Ali naquela pequena rua que armazena sonhos imensos, também há outro amante de um mundo melhor. O senhor Renato Rodrigues dos Santos, há mais de 15 anos dedica-se ao sonho de transformar a coletividade. Desde 1998, assim que se aposentou, usa a imensa torre de transmissão para, em seu programa, plantar as sementes de transformação do mundo. “Eu sou um ex-metalúrgico e assim que me aposentei, para não pensar besteira, passei a me envolver com a rádio. Não tinha experiência nenhuma, mas aprendi tanto que fui convidado pela Unas (União de Núcleos, Associações dos Moradores do Heliópolis e região) para ser o editor. Fiquei até emocionado”, diz.

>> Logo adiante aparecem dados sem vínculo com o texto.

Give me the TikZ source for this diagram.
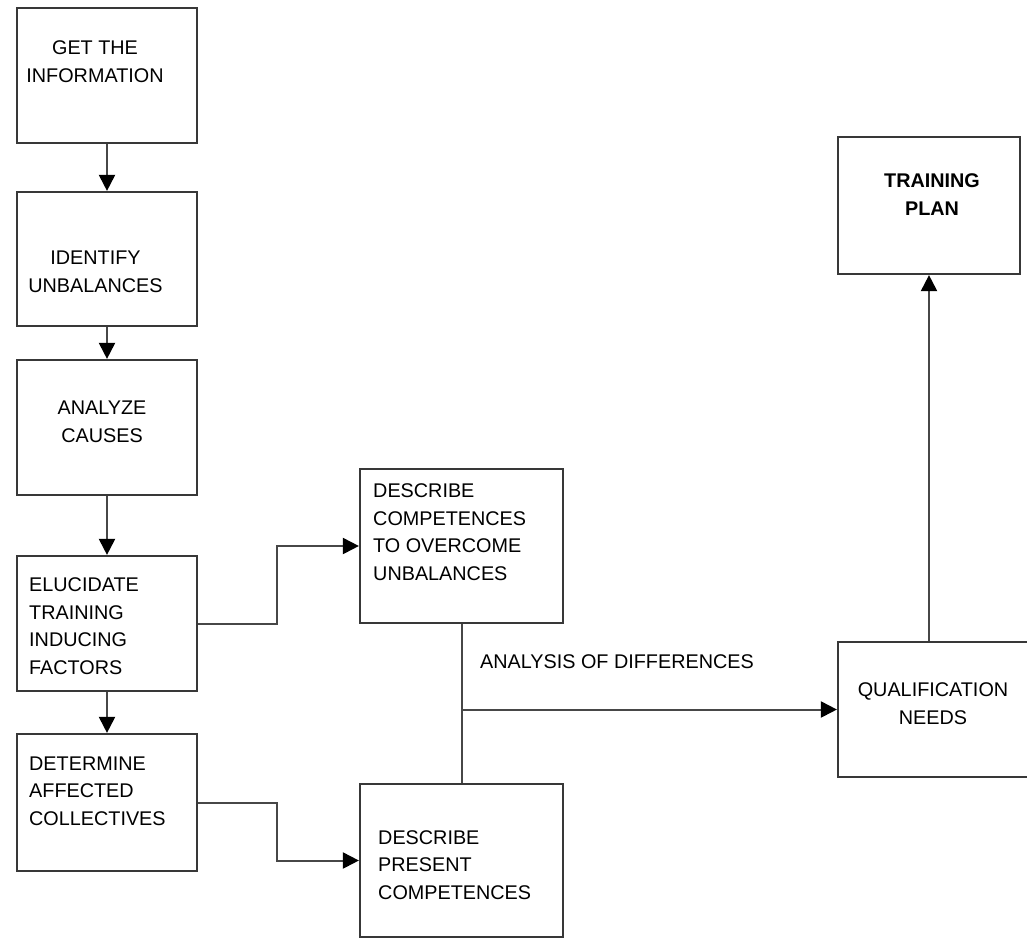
\documentclass[tikz,border=0pt]{standalone}
\usepackage{fontspec}
\setmainfont{Liberation Sans}
\usetikzlibrary{arrows.meta}
\begin{document}
\begin{tikzpicture}[x=1pt,y=-1pt,
  box/.style={draw=black!78,line width=2.2pt,rectangle,inner sep=0pt},
  link/.style={draw=black!72,line width=2pt},
  arr/.style={link,-{Triangle[length=16pt,width=16pt,color=black]}},
  txt/.style={inner sep=0pt,font=\fontsize{19.8}{27.5}\selectfont},
  ctxt/.style={txt,anchor=base,align=center},
  ltxt/.style={txt,anchor=base west,align=left}]
\useasboundingbox (0,0) rectangle (1027,940);
\clip (0,0) rectangle (1027,940);
% boxes, centred on their frames
\node[box,minimum width=180pt,minimum height=135pt] (b1) at (107,75.5) {};
\node[box,minimum width=180pt,minimum height=134pt] (b2) at (107,259) {};
\node[box,minimum width=180pt,minimum height=135pt] (b3) at (107,427.5) {};
\node[box,minimum width=180pt,minimum height=135pt] (b4) at (107,623.5) {};
\node[box,minimum width=180pt,minimum height=137pt] (b5) at (107,802.5) {};
\node[box,minimum width=203pt,minimum height=154pt] (b6) at (461.5,546) {};
\node[box,minimum width=203pt,minimum height=153pt] (b7) at (461.5,860.5) {};
\node[box,minimum width=202pt,minimum height=135pt] (b8) at (939,709.5) {};
\node[box,minimum width=182pt,minimum height=137pt] (b9) at (929,205.5) {};
% labels (base anchor sits on the last line)
\node[ctxt] (t1) at (95,82) {GET THE\\INFORMATION};
\node[ctxt] (t2) at (95.5,292) {IDENTIFY\\UNBALANCES};
\node[ctxt] (t3) at (102,442) {ANALYZE\\CAUSES};
\node[ltxt] (t4) at (29,674) {ELUCIDATE\\TRAINING\\INDUCING\\FACTORS};
\node[ltxt] (t5) at (29,825) {DETERMINE\\AFFECTED\\COLLECTIVES};
\node[ltxt] (t6) at (373,580) {DESCRIBE\\COMPETENCES\\TO OVERCOME\\UNBALANCES};
\node[ltxt] (t7) at (378,899) {DESCRIBE\\PRESENT\\COMPETENCES};
\node[ctxt] (t8) at (933,724) {QUALIFICATION\\NEEDS};
\node[ctxt,font=\fontsize{19.8}{27.5}\selectfont\bfseries] (t9) at (932,215) {TRAINING\\PLAN};
\node[txt,anchor=base west] (ad) at (480,668) {ANALYSIS OF DIFFERENCES};
% connectors
\draw[arr] (b1.south) -- (b2.north);
\draw[arr] (b2.south) -- (b3.north);
\draw[arr] (b3.south) -- (b4.north);
\draw[arr] (b4.south) -- (b5.north);
\draw[arr] (b4.east) -- ++(79,0) |- (b6.west);
\draw[arr] (b5.east) -- ++(79,0) |- (b7.west);
\draw[link] (b6.south) -- (b7.north);
\draw[arr] (b8.west -| b6.south) -- (b8.west);
\draw[arr] (b9.south |- b8.north) -- (b9.south);
\end{tikzpicture}
\end{document}
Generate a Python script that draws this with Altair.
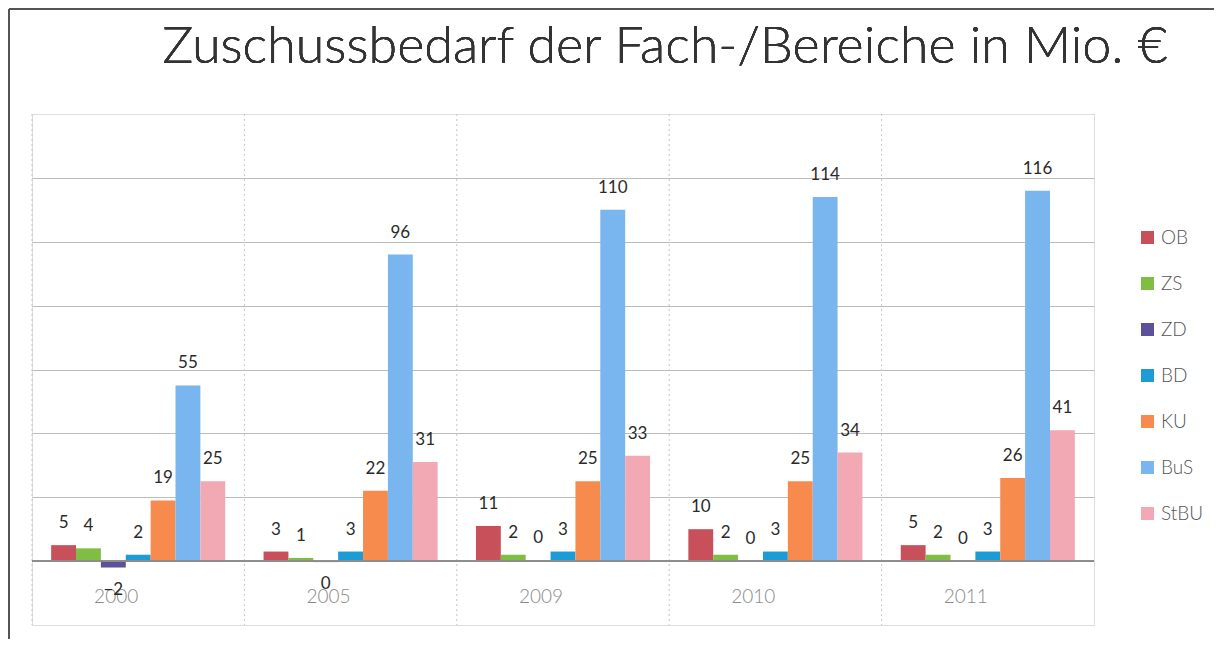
import altair as alt
import pandas as pd

title_text = "Zuschussbedarf der Fach-/Bereiche in Mio. €"
years = ["2000", "2005", "2009", "2010", "2011"]
series = ["OB", "ZS", "ZD", "BD", "KU", "BuS", "StBU"]
colors = ["#c8505a", "#80bd45", "#5d5199", "#1d9bd5", "#f68b4d", "#79b5ee", "#f2a9b3"]

ob = [5, 3, 11, 10, 5]
zs = [4, 1, 2, 2, 2]
zd = [-2, -0.3, 0.2, 0, 0]
bd = [2, 3, 3, 3, 3]
ku = [19, 22, 25, 25, 26]
bus = [55, 96, 110, 114, 116]
stbu = [25, 31, 33, 34, 41]

grid_values = [0, 20, 40, 60, 80, 100, 120]

rows = []
for name, vals in zip(series, [ob, zs, zd, bd, ku, bus, stbu]):
    for y, v in zip(years, vals):
        rows.append({"year": y, "series": name, "value": v})
df = pd.DataFrame(rows)
years_df = pd.DataFrame({"year": years})

W, H = 1062, 511

x_enc = alt.X("year:N", sort=years, scale=alt.Scale(paddingInner=0, paddingOuter=0),
              axis=alt.Axis(title=None, labelAngle=0, domain=False, ticks=False, grid=False,
                            labelPadding=-29, labelFontSize=19, labelColor="#8a8a8a",
                            labelFont="Lato", labelFontWeight=300))
y_scale = alt.Scale(domain=[-20, 140], nice=False, zero=False)
xoff = alt.XOffset("series:N", sort=series, scale=alt.Scale(paddingInner=0, paddingOuter=0.77))

base = alt.Chart(df)

bars = base.mark_bar().encode(
    x=x_enc,
    xOffset=xoff,
    y=alt.Y("value:Q", scale=y_scale,
            axis=alt.Axis(title=None, labels=False, ticks=False, domain=False, grid=True,
                          values=grid_values, gridColor="#bcbcbc", gridWidth=1)),
    color=alt.Color("series:N", sort=series, scale=alt.Scale(domain=series, range=colors),
                    legend=alt.Legend(orient="none", legendX=1106, legendY=114, title=None,
                                      symbolType="square", symbolSize=170, symbolStrokeWidth=0,
                                      labelFontSize=19, labelFont="Lato", labelFontWeight=300,
                                      labelColor="#555", rowPadding=26, labelOffset=4)),
)

vgrid = alt.Chart(years_df).mark_rule(color="#c4c4c4", strokeDash=[2, 3], strokeWidth=1).encode(
    x=alt.X("year:N", sort=years, bandPosition=0),
)

zero = alt.Chart(years_df).mark_rule(color="#8c8c8c", strokeWidth=1.2).encode(
    y=alt.datum(0),
)

pos_labels = base.transform_filter("datum.value >= 0").mark_text(
    dy=-22, fontSize=17, font="Lato", color="#2a2a2a", baseline="middle"
).encode(
    x=alt.X("year:N", sort=years),
    xOffset=xoff,
    y=alt.Y("value:Q", scale=y_scale),
    text=alt.Text("value:Q", format=".0f"),
)

neg_labels = base.transform_filter("datum.value < 0").mark_text(
    dy=22, fontSize=17, font="Lato", color="#2a2a2a", baseline="middle"
).encode(
    x=alt.X("year:N", sort=years),
    xOffset=xoff,
    y=alt.Y("value:Q", scale=y_scale),
    text=alt.Text("value:Q", format=".0f"),
)

title_mark = alt.Chart(years_df).mark_text(
    fontSize=52, font="Lato", fontWeight=300, color="#333", baseline="alphabetic", align="center"
).encode(
    x=alt.value(633), y=alt.value(-51), text=alt.value(title_text)
)

frame_top = alt.Chart(years_df).mark_rule(color="#555", strokeWidth=1.5).encode(
    x=alt.value(-23), x2=alt.value(1182), y=alt.value(-105)
)
frame_left = alt.Chart(years_df).mark_rule(color="#555", strokeWidth=1.5).encode(
    x=alt.value(-23), y=alt.value(-105), y2=alt.value(525)
)

chart = alt.layer(vgrid, bars, zero, pos_labels, neg_labels, title_mark, frame_top, frame_left).properties(
    width=W, height=H,
    autosize=alt.AutoSizeParams(type="none"),
    padding={"left": 24, "top": 106, "right": 121, "bottom": 14},
).configure_view(
    stroke="#b0b0b0", strokeDash=[2, 3], strokeWidth=1
).configure(background="white")

chart.save("out.html", embed_options={"renderer": "svg", "actions": False})
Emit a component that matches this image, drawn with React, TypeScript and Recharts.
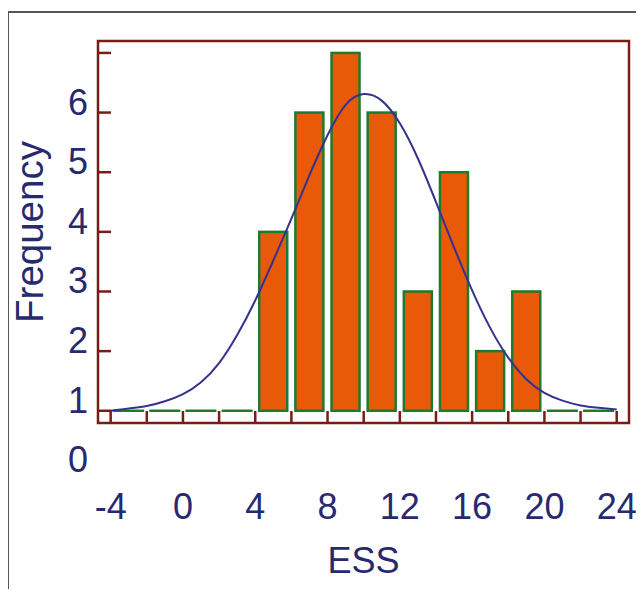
import React from 'react';
import { ComposedChart, Bar, Line, XAxis, YAxis, ReferenceArea } from 'recharts';

// ---- data ----
const binCenters = [-3, -1, 1, 3, 5, 7, 9, 11, 13, 15, 17, 19, 21, 23];
const binTops = [1, 1, 1, 1, 4, 6, 7, 6, 3, 5, 2, 3, 1, 1];
const baseLevel = 1;

const curveX = [-4, -3, -2, -1, 0, 1, 2, 3, 4, 5, 6, 7, 8, 9, 10, 11, 12, 13, 14, 15, 16, 17, 18, 19, 20, 21, 22, 23, 24];
const curveY = [1.0, 1.04, 1.08, 1.16, 1.28, 1.48, 1.8, 2.27, 2.85, 3.52, 4.22, 4.95, 5.62, 6.13, 6.31, 6.2, 5.82, 5.23, 4.5, 3.74, 3.02, 2.39, 1.89, 1.53, 1.3, 1.17, 1.09, 1.05, 1.02];

const xTicks = [-4, -2, 0, 2, 4, 6, 8, 10, 12, 14, 16, 18, 20, 22, 24];
const xLabelTicks = [-4, 0, 4, 8, 12, 16, 20, 24];
const yTicks = [0, 1, 2, 3, 4, 5, 6, 7];
const yLabelTicks = [0, 1, 2, 3, 4, 5, 6];
const yLineTicks = [1, 2, 3, 4, 5, 6, 7];

const X_DOMAIN: [number, number] = [-4.7, 24.68];
const Y_DOMAIN: [number, number] = [0.795, 7.2];

const barData = binCenters.map((x, i) => ({ x, range: [baseLevel, binTops[i]] }));
const curveData = curveX.map((x, i) => ({ x, d: curveY[i] }));

// ---- styles ----
const ORANGE = '#E85A08';
const GREEN = '#1E7A30';
const AXIS = '#7A1C16';
const NAVY = '#272A6E';
const CURVE = '#33338E';
const FONT = '"Liberation Sans", Arial, sans-serif';

const BarShape = (props: any) => {
  const { x, y, width, height } = props;
  const h = Math.abs(height || 0);
  const top = height < 0 ? y + height : y;
  if (h < 0.5) {
    return <line x1={x - 1.5} x2={x + width + 1.5} y1={y} y2={y} stroke={GREEN} strokeWidth={2.5} />;
  }
  return <rect x={x} y={top} width={width} height={h} fill={ORANGE} stroke={GREEN} strokeWidth={2.5} />;
};

const YTick = (props: any) => {
  const { x, y, payload } = props;
  const v = payload.value;
  return (
    <g>
      {yLineTicks.includes(v) && <line x1={x} x2={x + 13} y1={y} y2={y} stroke={AXIS} strokeWidth={2.5} />}
      {yLabelTicks.includes(v) && (
        <text x={x - 10} y={y + 2} textAnchor="end" fill={NAVY} fontSize={36} fontFamily={FONT}>
          {v}
        </text>
      )}
    </g>
  );
};

const XTick = (props: any) => {
  const { x, y, payload } = props;
  const v = payload.value;
  return (
    <g>
      <line x1={x} x2={x} y1={y} y2={y - 12} stroke={AXIS} strokeWidth={2.5} />
      {xLabelTicks.includes(v) && (
        <text x={x} y={y + 96} textAnchor="middle" fill={NAVY} fontSize={36} fontFamily={FONT}>
          {v}
        </text>
      )}
    </g>
  );
};

const YTitle = (props: any) => {
  const vb = props.viewBox || {};
  const cx = 35;
  const cy = (vb.y ?? 33) + (vb.height ?? 382) / 2;
  return (
    <text x={cx} y={cy} transform={`rotate(-90, ${cx}, ${cy})`} textAnchor="middle" fill={NAVY} fontSize={38.5} fontFamily={FONT}>
      Frequency
    </text>
  );
};

const XTitle = (props: any) => {
  const vb = props.viewBox || {};
  const cx = (vb.x ?? 90) + (vb.width ?? 531) / 2;
  const cy = (vb.y ?? 415) + 150;
  return (
    <text x={cx} y={cy} textAnchor="middle" fill={NAVY} fontSize={36} fontFamily={FONT}>
      ESS
    </text>
  );
};

export default function App() {
  return (
    <div style={{ position: 'relative', width: 628, height: 581 }}>
      <div
        style={{
          position: 'absolute',
          left: -1,
          top: 3,
          width: 635,
          height: 584,
          borderLeft: '2px solid #555555',
          borderTop: '2px solid #555555',
          boxSizing: 'content-box',
        }}
      />
      <div style={{ position: 'absolute', left: 0, top: 0 }}>
        <ComposedChart width={628} height={581} data={barData} margin={{ top: 33, right: 7, bottom: 0, left: 0 }}>
          <XAxis
            dataKey="x"
            type="number"
            domain={X_DOMAIN}
            ticks={xTicks}
            interval={0}
            height={166}
            tickSize={0}
            tickMargin={0}
            axisLine={false}
            tickLine={false}
            tick={<XTick />}
            label={<XTitle />}
          />
          <XAxis xAxisId="bins" dataKey="x" type="number" domain={X_DOMAIN} ticks={xTicks} hide />
          <YAxis
            type="number"
            domain={Y_DOMAIN}
            ticks={yTicks}
            interval={0}
            width={90}
            tickSize={0}
            tickMargin={0}
            axisLine={false}
            tickLine={false}
            tick={<YTick />}
            label={<YTitle />}
          />
          <Bar xAxisId="bins" dataKey="range" barSize={28} shape={<BarShape />} isAnimationActive={false} />
          <Line
            data={curveData}
            dataKey="d"
            type="natural"
            dot={false}
            activeDot={false}
            stroke={CURVE}
            strokeWidth={2}
            isAnimationActive={false}
          />
          <ReferenceArea
            x1={X_DOMAIN[0]}
            x2={X_DOMAIN[1]}
            y1={Y_DOMAIN[0]}
            y2={Y_DOMAIN[1]}
            fill="none"
            fillOpacity={0}
            stroke={AXIS}
            strokeWidth={2.5}
            ifOverflow="visible"
          />
        </ComposedChart>
      </div>
    </div>
  );
}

Seus programas ocorrem no horário da manhã, mas sua ajuda não se limita a programação. Sr. Renato ajuda os 22 locutores de dentro da comunidade, a dar voz aos 40 mil habitantes que nela mora. “Ainda assim, nossa dificuldade são os voluntários. Temos dificuldades de preencher a programação durante o dia porque as pessoas trabalham”

Entre os momentos mais emocionantes que viveu nessa experiência, lembra do dia em que o papagaio de uma moradora sumiu. “A moradora desesperada veio pedir ajuda para encontrar o papagaio. Fizemos uma grande mobilização na programação, até que uma ouvinte da Estrada das Lágrimas nos ligou dizendo que havia encontrado. Fui buscar e devolvi a ave para a dona. Foi emocionante. A gente que tem animal sabe o que isso significa”, termina.

Crédito: Bruno Dias
Crédito: Bruno Dias

Dona Maria Geralda, ouvinte, questionada sobre o que acha da programação, diz: “Muito bonito, meu filho, muito bonito”. Emocionada, após ouvir as sanfonas do Manoelzinho do Acordeon tocar “Asa Branca” de Luiz Gonzaga, se lembra do Piauí, lugar onde nasceu. “Fico emocionada. Lembro da terrinha”, conclui.